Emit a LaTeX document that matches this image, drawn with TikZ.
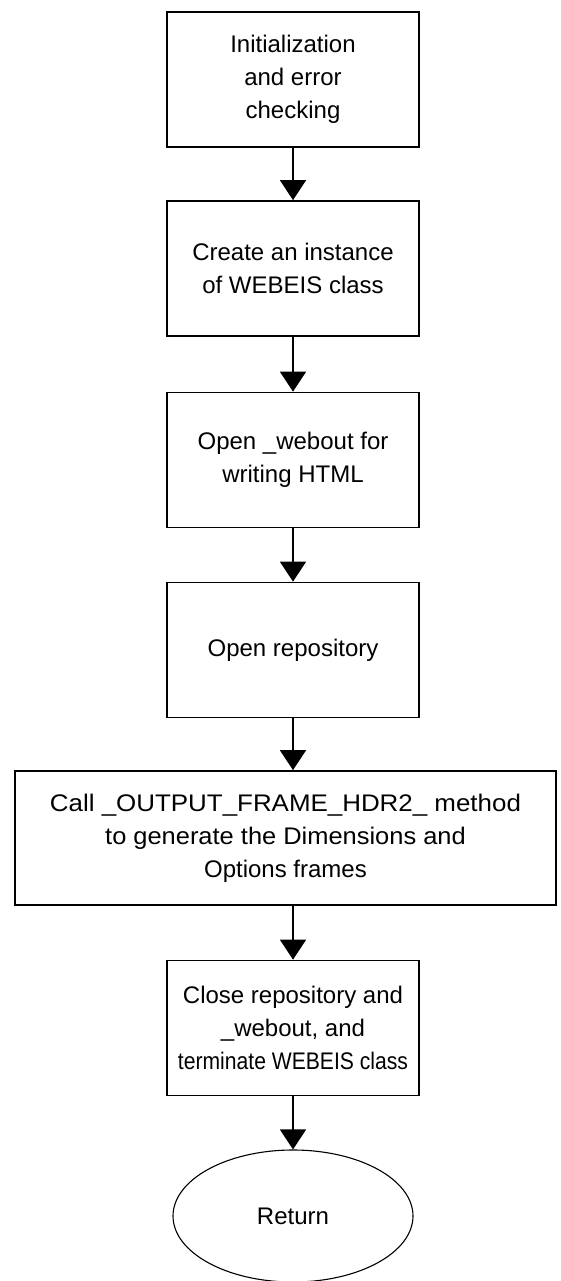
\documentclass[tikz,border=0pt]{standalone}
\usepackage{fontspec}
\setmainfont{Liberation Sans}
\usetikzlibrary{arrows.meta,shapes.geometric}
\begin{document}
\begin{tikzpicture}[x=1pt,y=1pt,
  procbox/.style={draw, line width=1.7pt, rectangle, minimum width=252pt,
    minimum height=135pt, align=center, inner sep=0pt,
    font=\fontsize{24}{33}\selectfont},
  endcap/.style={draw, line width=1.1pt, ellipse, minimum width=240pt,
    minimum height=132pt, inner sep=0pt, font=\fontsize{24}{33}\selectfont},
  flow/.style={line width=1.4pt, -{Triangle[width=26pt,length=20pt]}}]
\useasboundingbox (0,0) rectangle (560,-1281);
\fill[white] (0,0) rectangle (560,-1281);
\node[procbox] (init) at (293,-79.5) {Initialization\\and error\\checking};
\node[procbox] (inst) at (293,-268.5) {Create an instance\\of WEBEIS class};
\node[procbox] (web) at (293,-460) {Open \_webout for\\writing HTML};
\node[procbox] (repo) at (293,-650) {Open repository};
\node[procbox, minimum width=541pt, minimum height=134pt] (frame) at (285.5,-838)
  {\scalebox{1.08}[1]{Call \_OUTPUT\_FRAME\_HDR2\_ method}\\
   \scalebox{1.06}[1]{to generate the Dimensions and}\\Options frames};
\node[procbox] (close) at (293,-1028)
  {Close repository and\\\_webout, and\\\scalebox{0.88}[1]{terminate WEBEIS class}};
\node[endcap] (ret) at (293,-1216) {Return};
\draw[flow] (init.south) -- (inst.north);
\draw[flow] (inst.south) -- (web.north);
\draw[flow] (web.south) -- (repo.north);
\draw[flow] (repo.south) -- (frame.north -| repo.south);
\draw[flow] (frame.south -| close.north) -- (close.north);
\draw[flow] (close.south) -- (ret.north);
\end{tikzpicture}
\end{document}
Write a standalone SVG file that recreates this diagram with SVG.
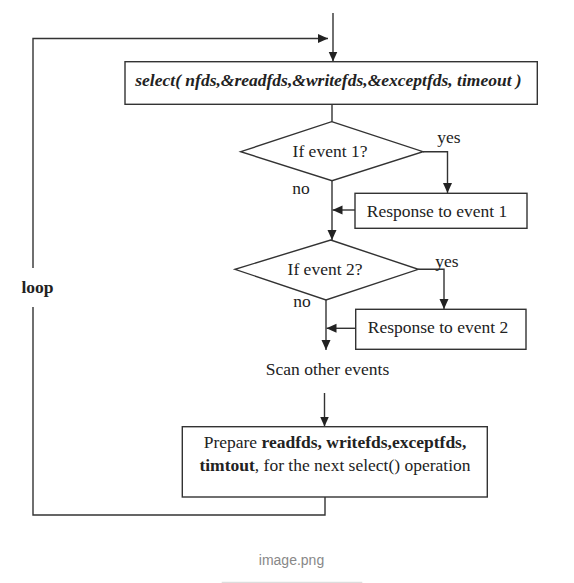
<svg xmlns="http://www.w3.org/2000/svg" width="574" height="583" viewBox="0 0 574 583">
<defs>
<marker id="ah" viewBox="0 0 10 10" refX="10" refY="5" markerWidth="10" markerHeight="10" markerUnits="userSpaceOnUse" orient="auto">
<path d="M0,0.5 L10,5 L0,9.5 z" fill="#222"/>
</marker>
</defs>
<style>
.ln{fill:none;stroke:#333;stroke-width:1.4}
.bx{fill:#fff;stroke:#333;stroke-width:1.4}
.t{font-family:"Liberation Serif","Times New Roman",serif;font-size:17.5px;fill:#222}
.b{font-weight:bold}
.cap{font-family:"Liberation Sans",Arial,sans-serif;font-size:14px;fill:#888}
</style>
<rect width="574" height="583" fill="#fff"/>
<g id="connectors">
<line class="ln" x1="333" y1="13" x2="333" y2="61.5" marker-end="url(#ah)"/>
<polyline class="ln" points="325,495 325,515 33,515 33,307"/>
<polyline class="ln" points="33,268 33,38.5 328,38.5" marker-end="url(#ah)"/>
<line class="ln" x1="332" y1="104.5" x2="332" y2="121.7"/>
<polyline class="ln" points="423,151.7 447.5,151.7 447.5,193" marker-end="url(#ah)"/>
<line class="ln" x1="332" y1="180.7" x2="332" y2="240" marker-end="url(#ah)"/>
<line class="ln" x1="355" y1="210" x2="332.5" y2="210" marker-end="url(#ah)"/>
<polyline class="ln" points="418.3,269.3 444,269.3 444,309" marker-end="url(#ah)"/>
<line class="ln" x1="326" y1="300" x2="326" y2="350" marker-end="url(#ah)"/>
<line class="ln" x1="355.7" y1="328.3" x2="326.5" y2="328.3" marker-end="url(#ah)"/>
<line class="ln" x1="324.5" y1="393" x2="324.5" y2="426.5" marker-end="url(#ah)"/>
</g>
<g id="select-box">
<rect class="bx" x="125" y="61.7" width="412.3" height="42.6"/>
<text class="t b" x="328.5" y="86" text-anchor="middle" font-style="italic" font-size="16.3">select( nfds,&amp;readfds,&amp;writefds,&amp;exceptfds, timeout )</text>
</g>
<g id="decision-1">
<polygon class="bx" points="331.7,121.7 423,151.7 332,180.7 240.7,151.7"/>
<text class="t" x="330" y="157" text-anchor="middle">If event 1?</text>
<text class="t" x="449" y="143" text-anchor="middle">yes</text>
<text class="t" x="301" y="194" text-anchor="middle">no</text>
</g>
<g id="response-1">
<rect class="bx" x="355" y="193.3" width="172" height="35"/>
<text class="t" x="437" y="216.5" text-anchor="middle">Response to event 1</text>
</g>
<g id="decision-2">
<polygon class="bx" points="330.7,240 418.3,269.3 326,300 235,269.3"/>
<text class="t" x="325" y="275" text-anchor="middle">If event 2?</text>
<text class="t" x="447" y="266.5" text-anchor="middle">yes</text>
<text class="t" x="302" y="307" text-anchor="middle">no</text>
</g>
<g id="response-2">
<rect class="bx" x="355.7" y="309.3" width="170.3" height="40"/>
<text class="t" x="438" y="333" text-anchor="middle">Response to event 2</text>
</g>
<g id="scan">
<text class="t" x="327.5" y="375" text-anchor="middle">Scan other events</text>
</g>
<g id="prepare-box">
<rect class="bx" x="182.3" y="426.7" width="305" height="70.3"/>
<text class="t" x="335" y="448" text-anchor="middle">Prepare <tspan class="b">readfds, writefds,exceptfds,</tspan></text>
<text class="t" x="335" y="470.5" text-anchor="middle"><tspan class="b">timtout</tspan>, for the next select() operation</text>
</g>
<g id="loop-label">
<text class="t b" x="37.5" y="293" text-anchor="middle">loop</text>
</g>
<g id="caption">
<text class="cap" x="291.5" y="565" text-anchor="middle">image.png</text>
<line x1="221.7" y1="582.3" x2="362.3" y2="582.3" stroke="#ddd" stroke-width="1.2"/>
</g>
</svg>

++++

[WHAT IS BEING ASKED]
Omit the pictures. Transcribe every record exactly.

[OUTPUT]
Emit a LaTeX document that matches this image, drawn with TikZ.
\documentclass[tikz,border=0pt]{standalone}
\usepackage{fontspec}
\setmainfont{Liberation Sans}
\usetikzlibrary{arrows.meta,shapes.geometric}
\begin{document}
\begin{tikzpicture}[x=1pt,y=1pt,
  procbox/.style={draw, line width=1.7pt, rectangle, minimum width=252pt,
    minimum height=135pt, align=center, inner sep=0pt,
    font=\fontsize{24}{33}\selectfont},
  endcap/.style={draw, line width=1.1pt, ellipse, minimum width=240pt,
    minimum height=132pt, inner sep=0pt, font=\fontsize{24}{33}\selectfont},
  flow/.style={line width=1.4pt, -{Triangle[width=26pt,length=20pt]}}]
\useasboundingbox (0,0) rectangle (560,-1281);
\fill[white] (0,0) rectangle (560,-1281);
\node[procbox] (init) at (293,-79.5) {Initialization\\and error\\checking};
\node[procbox] (inst) at (293,-268.5) {Create an instance\\of WEBEIS class};
\node[procbox] (web) at (293,-460) {Open \_webout for\\writing HTML};
\node[procbox] (repo) at (293,-650) {Open repository};
\node[procbox, minimum width=541pt, minimum height=134pt] (frame) at (285.5,-838)
  {\scalebox{1.08}[1]{Call \_OUTPUT\_FRAME\_HDR2\_ method}\\
   \scalebox{1.06}[1]{to generate the Dimensions and}\\Options frames};
\node[procbox] (close) at (293,-1028)
  {Close repository and\\\_webout, and\\\scalebox{0.88}[1]{terminate WEBEIS class}};
\node[endcap] (ret) at (293,-1216) {Return};
\draw[flow] (init.south) -- (inst.north);
\draw[flow] (inst.south) -- (web.north);
\draw[flow] (web.south) -- (repo.north);
\draw[flow] (repo.south) -- (frame.north -| repo.south);
\draw[flow] (frame.south -| close.north) -- (close.north);
\draw[flow] (close.south) -- (ret.north);
\end{tikzpicture}
\end{document}
Write a standalone SVG file that recreates this diagram with SVG.
<svg xmlns="http://www.w3.org/2000/svg" width="574" height="583" viewBox="0 0 574 583">
<defs>
<marker id="ah" viewBox="0 0 10 10" refX="10" refY="5" markerWidth="10" markerHeight="10" markerUnits="userSpaceOnUse" orient="auto">
<path d="M0,0.5 L10,5 L0,9.5 z" fill="#222"/>
</marker>
</defs>
<style>
.ln{fill:none;stroke:#333;stroke-width:1.4}
.bx{fill:#fff;stroke:#333;stroke-width:1.4}
.t{font-family:"Liberation Serif","Times New Roman",serif;font-size:17.5px;fill:#222}
.b{font-weight:bold}
.cap{font-family:"Liberation Sans",Arial,sans-serif;font-size:14px;fill:#888}
</style>
<rect width="574" height="583" fill="#fff"/>
<g id="connectors">
<line class="ln" x1="333" y1="13" x2="333" y2="61.5" marker-end="url(#ah)"/>
<polyline class="ln" points="325,495 325,515 33,515 33,307"/>
<polyline class="ln" points="33,268 33,38.5 328,38.5" marker-end="url(#ah)"/>
<line class="ln" x1="332" y1="104.5" x2="332" y2="121.7"/>
<polyline class="ln" points="423,151.7 447.5,151.7 447.5,193" marker-end="url(#ah)"/>
<line class="ln" x1="332" y1="180.7" x2="332" y2="240" marker-end="url(#ah)"/>
<line class="ln" x1="355" y1="210" x2="332.5" y2="210" marker-end="url(#ah)"/>
<polyline class="ln" points="418.3,269.3 444,269.3 444,309" marker-end="url(#ah)"/>
<line class="ln" x1="326" y1="300" x2="326" y2="350" marker-end="url(#ah)"/>
<line class="ln" x1="355.7" y1="328.3" x2="326.5" y2="328.3" marker-end="url(#ah)"/>
<line class="ln" x1="324.5" y1="393" x2="324.5" y2="426.5" marker-end="url(#ah)"/>
</g>
<g id="select-box">
<rect class="bx" x="125" y="61.7" width="412.3" height="42.6"/>
<text class="t b" x="328.5" y="86" text-anchor="middle" font-style="italic" font-size="16.3">select( nfds,&amp;readfds,&amp;writefds,&amp;exceptfds, timeout )</text>
</g>
<g id="decision-1">
<polygon class="bx" points="331.7,121.7 423,151.7 332,180.7 240.7,151.7"/>
<text class="t" x="330" y="157" text-anchor="middle">If event 1?</text>
<text class="t" x="449" y="143" text-anchor="middle">yes</text>
<text class="t" x="301" y="194" text-anchor="middle">no</text>
</g>
<g id="response-1">
<rect class="bx" x="355" y="193.3" width="172" height="35"/>
<text class="t" x="437" y="216.5" text-anchor="middle">Response to event 1</text>
</g>
<g id="decision-2">
<polygon class="bx" points="330.7,240 418.3,269.3 326,300 235,269.3"/>
<text class="t" x="325" y="275" text-anchor="middle">If event 2?</text>
<text class="t" x="447" y="266.5" text-anchor="middle">yes</text>
<text class="t" x="302" y="307" text-anchor="middle">no</text>
</g>
<g id="response-2">
<rect class="bx" x="355.7" y="309.3" width="170.3" height="40"/>
<text class="t" x="438" y="333" text-anchor="middle">Response to event 2</text>
</g>
<g id="scan">
<text class="t" x="327.5" y="375" text-anchor="middle">Scan other events</text>
</g>
<g id="prepare-box">
<rect class="bx" x="182.3" y="426.7" width="305" height="70.3"/>
<text class="t" x="335" y="448" text-anchor="middle">Prepare <tspan class="b">readfds, writefds,exceptfds,</tspan></text>
<text class="t" x="335" y="470.5" text-anchor="middle"><tspan class="b">timtout</tspan>, for the next select() operation</text>
</g>
<g id="loop-label">
<text class="t b" x="37.5" y="293" text-anchor="middle">loop</text>
</g>
<g id="caption">
<text class="cap" x="291.5" y="565" text-anchor="middle">image.png</text>
<line x1="221.7" y1="582.3" x2="362.3" y2="582.3" stroke="#ddd" stroke-width="1.2"/>
</g>
</svg>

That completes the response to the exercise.